Neither do I have time couch everything in flowery language and conditionals , so please take comments in the spirit they are intended and not get shirty. As you know, I am supportive of what you are suggesting, I'm not trying criticise it other than to improve it and make it more convincing to others who will want to break it.
best regards.
Willis 9:33am: “..I’m totally unclear what you mean. Bear in mind what I said above: This is a great simplification, but sufficient for this discussion.
Global surface temperature 1.5F increased since 1880:
http://climate.nasa.gov/
Thermometer measured surface Tmean isn’t observed unchanged; interested in comments on why there isn’t compensation by albedo observed per your view top post Fig. 1: ”In response, the albedo increases proportionately, increases the SR. This counteracts the decrease in upwelling LW, and leaves the surface temperature unchanged.”
Kevin, “That is away from the sun. The sun is low on the horizon and I measured directly above.”
Well since you said you’d measured cloud, it would not seem to be the “clear dry day” I mentioned. OK, I’ll spell it out. We know emissions are proportional to T^4 where T is absolute temperature.
Space is about 3 kelvin. The difference between -30 C (~243)^4 and and 273^4 is not so great compared to 3^4. Now the atmosphere will still be emitting more than 3K but you can start to get my point. On _dry_ day (not just a gap between clouds on a day with high humidity) the sky can be much colder that what you related.

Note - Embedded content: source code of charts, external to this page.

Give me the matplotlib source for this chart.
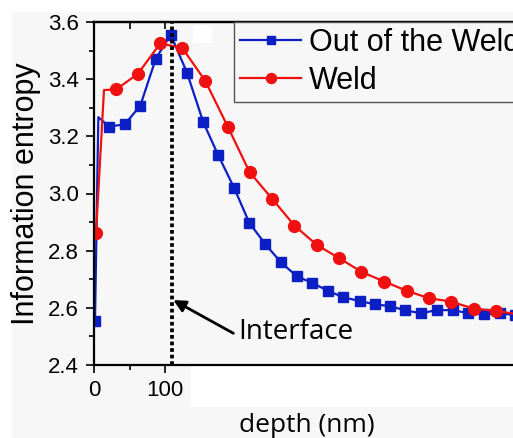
import numpy as np
import matplotlib.pyplot as plt
from matplotlib.patches import Rectangle
from matplotlib.ticker import FixedLocator

plt.rcParams["font.family"] = ["Liberation Sans", "DejaVu Sans"]

# Data (depth in nm, entropy)
depth_out = [1, 5.7, 21, 43, 65, 87, 108, 131, 154, 175, 198, 219, 242, 264, 286,
             308, 331, 352, 375, 397, 418, 440, 462, 484, 507, 529, 551, 573, 595]
entropy_out = [2.555, 3.267, 3.234, 3.242, 3.307, 3.472, 3.556, 3.423, 3.250, 3.135,
               3.018, 2.898, 2.822, 2.759, 2.711, 2.687, 2.659, 2.637, 2.624, 2.612,
               2.606, 2.591, 2.581, 2.592, 2.592, 2.581, 2.577, 2.581, 2.575]

depth_weld = [2.4, 13.7, 30.7, 61.4, 93.2, 124.5, 156.9, 188.7, 219.5, 251.6, 282.9,
              314.6, 346.1, 377.7, 409.8, 441.6, 472.7, 504.1, 536.6, 568.2, 600]
entropy_weld = [2.861, 3.362, 3.364, 3.418, 3.525, 3.509, 3.394, 3.234, 3.075, 2.981,
                2.888, 2.820, 2.774, 2.726, 2.692, 2.660, 2.634, 2.622, 2.597, 2.589,
                2.577]

interface_depth = 109.5
arrow_head = (111.7, 2.627)
arrow_tail = (196.6, 2.511)

labels = ["Out of the Weld", "Weld"]
x_ticks = [0, 100]
y_ticks = [2.4, 2.6, 2.8, 3.0, 3.2, 3.4, 3.6]

BLUE = "#0b1fc4"
RED = "#f01010"
BG = "#f7f7f7"

W, H = 513, 438
fig = plt.figure(figsize=(W / 100, H / 100), dpi=100)
fig.patch.set_facecolor("white")

# grey backdrop of the screenshot, with the white patches on it
fig.patches.append(Rectangle((11.7 / W, 0), 1, (H - 11.7) / H, transform=fig.transFigure,
                             facecolor=BG, edgecolor="none", zorder=-2))
fig.patches.append(Rectangle((191 / W, (H - 407) / H), 1, 42 / H, transform=fig.transFigure,
                             facecolor="white", edgecolor="none", zorder=-1))

left, right, top, bottom = 94.3, 513, 22, 365
ax = fig.add_axes([left / W, (H - bottom) / H, (right - left) / W, (bottom - top) / H])
ax.set_facecolor(BG)
ax.set_zorder(1)

ax.plot(depth_out, entropy_out, color=BLUE, lw=1.6, marker="s", ms=7.5,
        markevery=[0] + list(range(2, len(depth_out))), label=labels[0])
ax.plot(depth_weld, entropy_weld, color=RED, lw=1.6, marker="o", ms=8.5,
        markevery=[0] + list(range(2, len(depth_weld))), label=labels[1])

ax.axvline(interface_depth, color="black", lw=2.7, linestyle=(0, (1, 0.75)),
           dash_capstyle="butt", zorder=3)

ax.annotate("", xy=arrow_head, xytext=arrow_tail,
            arrowprops=dict(arrowstyle="-|>", color="black", lw=2, mutation_scale=18,
                            shrinkA=0, shrinkB=0))
ax.text(203.7, 2.517, "Interface", family="Open Sans", fontsize=20,
        ha="left", va="center")

ax.set_xlim(0, 592)
ax.set_ylim(2.4, 3.6)
ax.set_xticks(x_ticks)
ax.xaxis.set_minor_locator(FixedLocator([50]))
ax.set_yticks(y_ticks)
ax.set_yticklabels(["%.1f" % v for v in y_ticks])
ax.yaxis.set_minor_locator(FixedLocator(np.arange(2.5, 3.6, 0.2)))

ax.tick_params(which="major", length=6, width=1.2, pad=5, direction="out", labelsize=16)
ax.tick_params(which="minor", length=3.5, width=1.2, direction="out")

# top axis only has the inward ticks at 50 and 100
top_ax = ax.secondary_xaxis("top")
top_ax.set_xticks([50, 100])
top_ax.set_xticklabels([])
top_ax.tick_params(direction="in", length=5, width=1.2)
top_ax.spines["top"].set_linewidth(1.6)

ax.spines["right"].set_visible(False)
ax.spines["top"].set_linewidth(1.6)
ax.spines["left"].set_linewidth(1.6)
ax.spines["bottom"].set_linewidth(1.6)

ax.set_ylabel("Information entropy", fontsize=22, labelpad=5)
fig.text(307 / W, (H - 425) / H, "depth (nm)", family="Open Sans", fontsize=19,
         ha="center", va="center")

leg = ax.legend(loc="upper left", bbox_to_anchor=((234.3 - left) / (right - left), 1.0),
                prop={"size": 22}, frameon=True, fancybox=False,
                borderaxespad=0, borderpad=0.2, handlelength=1.98, handletextpad=0.25,
                labelspacing=0.26, markerscale=0.85)
leg.get_frame().set_facecolor(BG)
leg.get_frame().set_edgecolor("#555555")
leg.get_frame().set_linewidth(1.0)
leg.get_frame().set_alpha(1)

# small white patch near the top spine, drawn above the plot
ax.add_patch(Rectangle((193 / W, (H - 43) / H), 19 / W, 18 / H, transform=fig.transFigure,
                       facecolor="white", edgecolor="none", zorder=10, clip_on=False))

fig.savefig("out.png", dpi=100)
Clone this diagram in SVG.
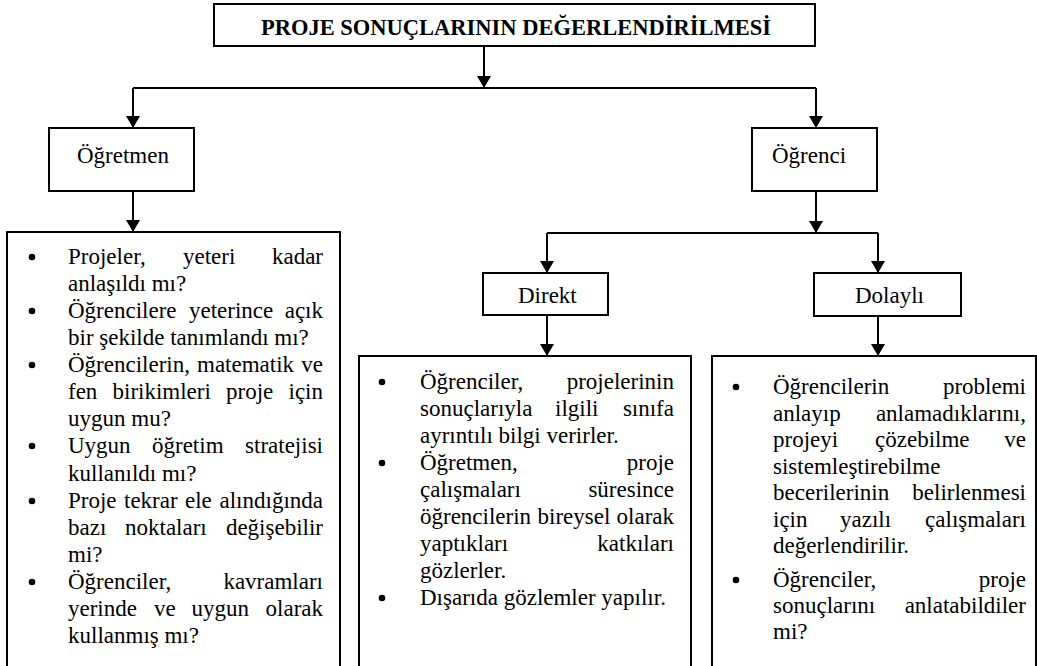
<svg xmlns="http://www.w3.org/2000/svg" width="1037" height="666" viewBox="0 0 1037 666">
<style>
.box{fill:#fff;stroke:#000;stroke-width:2}
.t{font-family:"Liberation Serif","Times New Roman",serif;font-size:23px;fill:#000}
.h{font-family:"Liberation Serif","Times New Roman",serif;font-size:22.5px;font-weight:bold;fill:#000}
.e{text-anchor:end}
.c{stroke:#000;stroke-width:2;fill:none}
.b{fill:#000}
</style>
<defs>
<marker id="ah" markerUnits="userSpaceOnUse" viewBox="0 0 12 14" refX="12" refY="7" markerWidth="12" markerHeight="14" orient="auto">
<path d="M0,0 L12,7 L0,14 z" fill="#000"/>
</marker>
</defs>
<rect width="1037" height="666" fill="#fff"/>
<g id="connectors">
<path class="c" d="M484,46 V88" marker-end="url(#ah)"/>
<path class="c" d="M133,88 H816"/>
<path class="c" d="M133,88 V128" marker-end="url(#ah)"/>
<path class="c" d="M816,88 V128" marker-end="url(#ah)"/>
<path class="c" d="M133,191 V232" marker-end="url(#ah)"/>
<path class="c" d="M816,191 V233" marker-end="url(#ah)"/>
<path class="c" d="M547,233 H878"/>
<path class="c" d="M547,233 V273" marker-end="url(#ah)"/>
<path class="c" d="M878,233 V273" marker-end="url(#ah)"/>
<path class="c" d="M547,315 V356" marker-end="url(#ah)"/>
<path class="c" d="M878,316 V356" marker-end="url(#ah)"/>
</g>
<g id="title">
<rect class="box" x="214" y="4" width="601" height="42"/>
<text class="h" x="516" y="35" text-anchor="middle">PROJE SONUÇLARININ DEĞERLENDİRİLMESİ</text>
</g>
<g id="ogretmen">
<rect class="box" x="49" y="128" width="145" height="63"/>
<text class="t" x="77" y="163">Öğretmen</text>
</g>
<g id="ogrenci">
<rect class="box" x="752" y="128" width="125" height="63"/>
<text class="t" x="772" y="163">Öğrenci</text>
</g>
<g id="direkt">
<rect class="box" x="483" y="273" width="125" height="42"/>
<text class="t" x="518" y="303">Direkt</text>
</g>
<g id="dolayli">
<rect class="box" x="814" y="273" width="147" height="43"/>
<text class="t" x="855" y="303">Dolaylı</text>
</g>
<g id="ogretmen-list">
<rect class="box" x="7" y="232" width="333" height="450"/>
<circle class="b" cx="32" cy="257" r="3.3"/>
<circle class="b" cx="32" cy="311" r="3.3"/>
<circle class="b" cx="32" cy="365" r="3.3"/>
<circle class="b" cx="32" cy="446" r="3.3"/>
<circle class="b" cx="32" cy="501" r="3.3"/>
<circle class="b" cx="32" cy="582" r="3.3"/>
<text class="t" x="68" y="264">Projeler,</text><text class="t" x="183" y="264">yeteri</text><text class="t e" x="323" y="264">kadar</text>
<text class="t" x="68" y="291">anlaşıldı mı?</text>
<text class="t" x="68" y="318">Öğrencilere</text><text class="t" x="189" y="318">yeterince</text><text class="t e" x="323" y="318">açık</text>
<text class="t" x="68" y="345">bir şekilde tanımlandı mı?</text>
<text class="t" x="68" y="372">Öğrencilerin,</text><text class="t" x="197" y="372">matematik</text><text class="t e" x="323" y="372">ve</text>
<text class="t" x="68" y="399">fen</text><text class="t" x="112.5" y="399">birikimleri</text><text class="t" x="226" y="399">proje</text><text class="t e" x="323" y="399">için</text>
<text class="t" x="68" y="426">uygun mu?</text>
<text class="t" x="68" y="453">Uygun</text><text class="t" x="152" y="453">öğretim</text><text class="t e" x="323" y="453">stratejisi</text>
<text class="t" x="68" y="481">kullanıldı mı?</text>
<text class="t" x="68" y="508">Proje</text><text class="t" x="124" y="508">tekrar</text><text class="t" x="185" y="508">ele</text><text class="t e" x="323" y="508">alındığında</text>
<text class="t" x="68" y="535">bazı</text><text class="t" x="125" y="535">noktaları</text><text class="t e" x="323" y="535">değişebilir</text>
<text class="t" x="68" y="562">mi?</text>
<text class="t" x="68" y="589">Öğrenciler,</text><text class="t e" x="323" y="589">kavramları</text>
<text class="t" x="68" y="616">yerinde</text><text class="t" x="154" y="616">ve</text><text class="t" x="191.5" y="616">uygun</text><text class="t e" x="323" y="616">olarak</text>
<text class="t" x="68" y="643">kullanmış mı?</text>
</g>
<g id="direkt-list">
<rect class="box" x="359" y="356" width="332" height="330"/>
<circle class="b" cx="382" cy="382" r="3.3"/>
<circle class="b" cx="382" cy="463" r="3.3"/>
<circle class="b" cx="382" cy="598" r="3.3"/>
<text class="t" x="420" y="389">Öğrenciler,</text><text class="t e" x="674" y="389">projelerinin</text>
<text class="t" x="420" y="416">sonuçlarıyla</text><text class="t" x="555" y="416">ilgili</text><text class="t e" x="674" y="416">sınıfa</text>
<text class="t" x="420" y="443">ayrıntılı bilgi verirler.</text>
<text class="t" x="420" y="470">Öğretmen,</text><text class="t e" x="674" y="470">proje</text>
<text class="t" x="420" y="497">çalışmaları</text><text class="t e" x="674" y="497">süresince</text>
<text class="t" x="420" y="524">öğrencilerin</text><text class="t" x="537.5" y="524">bireysel</text><text class="t e" x="674" y="524">olarak</text>
<text class="t" x="420" y="551">yaptıkları</text><text class="t e" x="674" y="551">katkıları</text>
<text class="t" x="420" y="578">gözlerler.</text>
<text class="t" x="420" y="605">Dışarıda gözlemler yapılır.</text>
</g>
<g id="dolayli-list">
<rect class="box" x="712" y="356" width="324" height="330"/>
<circle class="b" cx="736" cy="387" r="3.3"/>
<circle class="b" cx="736" cy="580" r="3.3"/>
<text class="t" x="773" y="394">Öğrencilerin</text><text class="t e" x="1026" y="394">problemi</text>
<text class="t" x="773" y="420.5">anlayıp</text><text class="t e" x="1026" y="420.5">anlamadıklarını,</text>
<text class="t" x="773" y="447">projeyi</text><text class="t" x="875" y="447">çözebilme</text><text class="t e" x="1026" y="447">ve</text>
<text class="t" x="773" y="473.5">sistemleştirebilme</text>
<text class="t" x="773" y="500">becerilerinin</text><text class="t e" x="1026" y="500">belirlenmesi</text>
<text class="t" x="773" y="526.5">için</text><text class="t" x="840" y="526.5">yazılı</text><text class="t e" x="1026" y="526.5">çalışmaları</text>
<text class="t" x="773" y="553">değerlendirilir.</text>
<text class="t" x="773" y="587">Öğrenciler,</text><text class="t e" x="1026" y="587">proje</text>
<text class="t" x="773" y="613">sonuçlarını</text><text class="t e" x="1026" y="613">anlatabildiler</text>
<text class="t" x="773" y="639">mi?</text>
</g>
</svg>
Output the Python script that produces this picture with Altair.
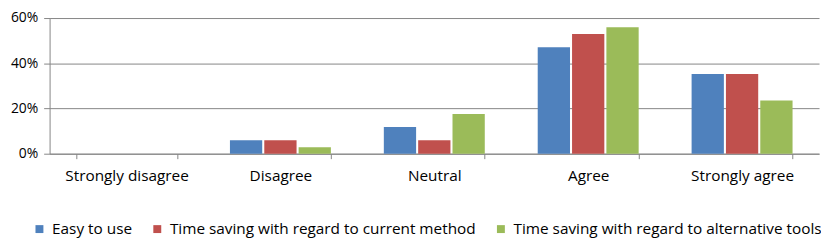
import altair as alt
import pandas as pd

categories = ["Strongly disagree", "Disagree", "Neutral", "Agree", "Strongly agree"]
series = [
    "Easy to use",
    "Time saving with regard to current method",
    "Time saving with regard to alternative tools",
]
easy_to_use = [0.0, 5.9, 11.8, 47.1, 35.3]
current_method = [0.0, 5.9, 5.9, 52.9, 35.3]
alternative_tools = [0.0, 2.9, 17.6, 55.9, 23.5]
colors = ["#4F81BD", "#C0504D", "#9BBB59"]

rows = []
for s, vals in zip(series, [easy_to_use, current_method, alternative_tools]):
    for c, v in zip(categories, vals):
        rows.append({"category": c, "series": s, "value": v / 100})
df = pd.DataFrame(rows)

FONT = "Open Sans"
FS = 15.5

chart = (
    alt.Chart(df)
    .mark_bar()
    .encode(
        x=alt.X(
            "category:N",
            sort=categories,
            title=None,
            scale=alt.Scale(paddingInner=0.344, paddingOuter=0.172),
            axis=alt.Axis(
                labelAngle=0,
                grid=False,
                tickBand="extent",
                tickSize=5,
                labelPadding=10,
                domainColor="#868686",
                tickColor="#868686",
                labelColor="#000000",
                labelFont=FONT,
                labelFontSize=FS,
            ),
        ),
        xOffset=alt.XOffset(
            "series:N", sort=series, scale=alt.Scale(paddingInner=0.06, paddingOuter=0)
        ),
        y=alt.Y(
            "value:Q",
            title=None,
            scale=alt.Scale(domain=[0, 0.6], nice=False),
            axis=alt.Axis(
                values=[0, 0.2, 0.4, 0.6],
                format=".0%",
                tickSize=6,
                labelPadding=6,
                domainColor="#868686",
                tickColor="#868686",
                gridColor="#868686",
                labelColor="#000000",
                labelFont=FONT,
                labelFontSize=14,
            ),
        ),
        color=alt.Color(
            "series:N",
            sort=series,
            scale=alt.Scale(domain=series, range=colors),
            legend=alt.Legend(
                title=None,
                orient="none",
                direction="horizontal",
                legendX=-18,
                legendY=205,
                symbolType="square",
                symbolSize=64,
                symbolStrokeWidth=0,
                labelOffset=5,
                columnPadding=17,
                labelFont=FONT,
                labelFontSize=FS,
                labelColor="#000000",
                labelLimit=500,
            ),
        ),
    )
    .properties(
        width=777,
        height=137,
        autosize=alt.AutoSizeParams(type="none"),
        padding={"left": 42, "top": 9, "right": 2, "bottom": 86},
    )
    .configure_view(stroke=None)
)

chart.save("out.html", embed_options={"renderer": "svg", "actions": False})
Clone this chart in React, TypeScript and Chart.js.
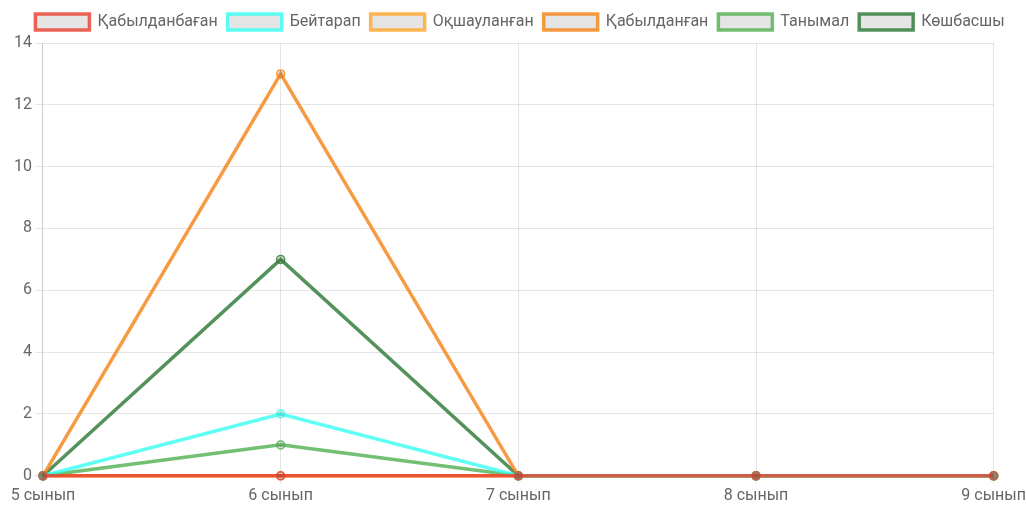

A lot of what you measured as “-30” was thermal emission from water vapour a potent greenhouse gas.
Also there is substantial thermal inertia in the ground , so even when the sky clears don’t expect its temp to plummet in 10 minutes and start to draw conclusions about downward radiation.
Trick,
I sort of doubt Willis is proposing that it’s impossible for global surface temperatures to change at all, merely that there are mechanisms which regulate temps and keep them within certain boundaries.